Crowley afirma em seu livro que as frotas chinesas precederam as portuguesas, “mas sua mentalidade era completamente diferente, o dos chineses era um empreendimento de conhecimento e de propaganda, não aspiravam a conquistar espaço comercial e não representaram uma irrupção traumática nesse mundo como os portugueses”.
A violência com que os portugueses entraram na rede de cidades e reinos das costas da África, na península arábica, na Índia, especialmente na costa de Malabar, e até Malaca, pareceu incompreensível e aterradora. “Tinham forjado um fanatismo religioso na cruzada no Marrocos, que foi seu campo de treinamento, e de fato fizeram planos para destruir Meca, profanar o corpo de Maomé e liberar a Terra Santa. E também é verdade que empregaram a violência para intimidar, como arma psicológica que compensava o baixo contingente de suas tropas: tinham de inspirar medo. Havia mesmo assim algo de loucura em alguns conquistadores portugueses, como Vasco da Gama, um homem extremamente violento”. Almeida, por sua vez, com a razão comprometida pela morte de seu filho Lourenço em combate à bordo do São Miguel, chegou a decorar as portas da cidade de Diu (Gujarat) com pedaços de corpos desmembrados de seus habitantes. Com frequência se ultrajava os prisioneiros com a merdimboca, que significa exatamente isso. Para os maometanos, acrescentava-se bacon.
Tecnologicamente, a conquista portuguesa é explicada pela qualidade de seus barcos e a eficácia de suas armas, especialmente de sua artilharia, muito mais moderna que as de seus inimigos. Isso explica (além da agressividade), por exemplo, como em Mombaça em 1505 os portugueses tenham matado 700 muçulmanos e perderam apenas 5 de seus soldados.
Com frequência se ultrajava os prisioneiros com a merdimboca, que significa exatamente isso. Para os maometanos, acrescentava-se bacon.
A cultura da fidalguia, a honra, a virilidade, a necessidade de demonstrar coragem pessoal, aponta Crowley, também influíram na desmesura da conquista portuguesa. “Compartilhavam isso com os espanhóis, passavam horas discutindo quem ia ao ataque primeiro, se lançavam ao corpo a corpo, esse tipo de coisas. Eram pessoas modernas, mas ao mesmo tempo medievais. Há um lado aí também de influência britânica em Portugal: a corte portuguesa foi influenciada pelos códigos e histórias de cavalaria.”

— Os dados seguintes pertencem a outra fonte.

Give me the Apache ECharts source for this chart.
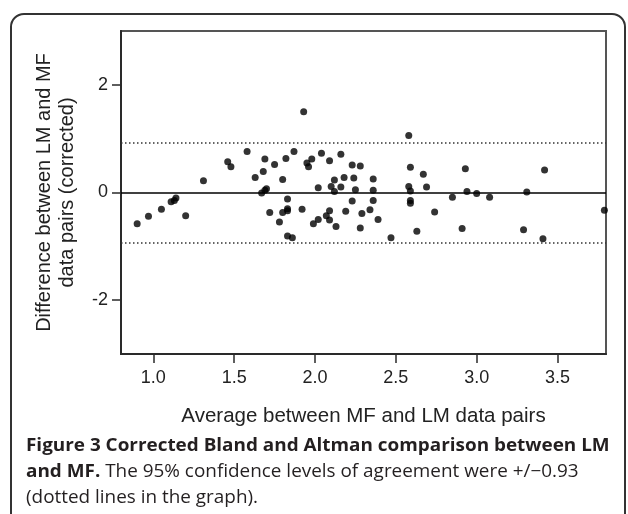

Em seus livros, Crowley consegue colocar o leitor no clima da época. “Tento narrar de uma forma muito evocadora e visual para recriar o passado. Viajei de caravela, em uma réplica. Eram barcos pequenos e assustadores. De vinte metros por seis. Quando se tem consciência do que era viajar para lugares distantes e desconhecidos em um barco assim se entende muita coisa. Em cinco anos, os portugueses perderam 35% de sua frota em naufrágios. Há um dito português que sintetiza o que era a navegação: ‘Se quiser aprender a rezar, vá para o mar’. Era horrível. Uma expedição de Vasco da Gama passou 90 dias no mar, mais do que Colombo em sua primeira viagem à América”.
Filho de almirante condecorado
Roger Crowley costuma navegar? "Não, fico enjoado", responde sorrindo. "Meu pai era da Royal Navy [marinha britânica] e passei minha infância em barcos, então sei bem." O pai de Crowley, George Clement Crowley (1916-1999) se aposentou como almirante depois de servir valorosamente (foi condecorado com a DSC, a cruz dos serviços que se destacam) durante a Segunda Guerra Mundial, de participar da batalha do Atlântico e do Mediterrâneo (comandou um destróier em Creta) e de estar presente na rendição do Japão.
Não surpreende ouvir Roger Crowley dizer que é um admirador de Patrick Leigh Fermor, de Jan Morris e do grande escritor de viagens suíço Nicolar Bouvier. Atualmente, Crowley escreve sobre o fim das cruzadas e Acra, um livro cujo título será A torre maldita. Percorreu os cenários e encontrou pedras de catapulta, uma arma cuja tecnologia considera muito interessante.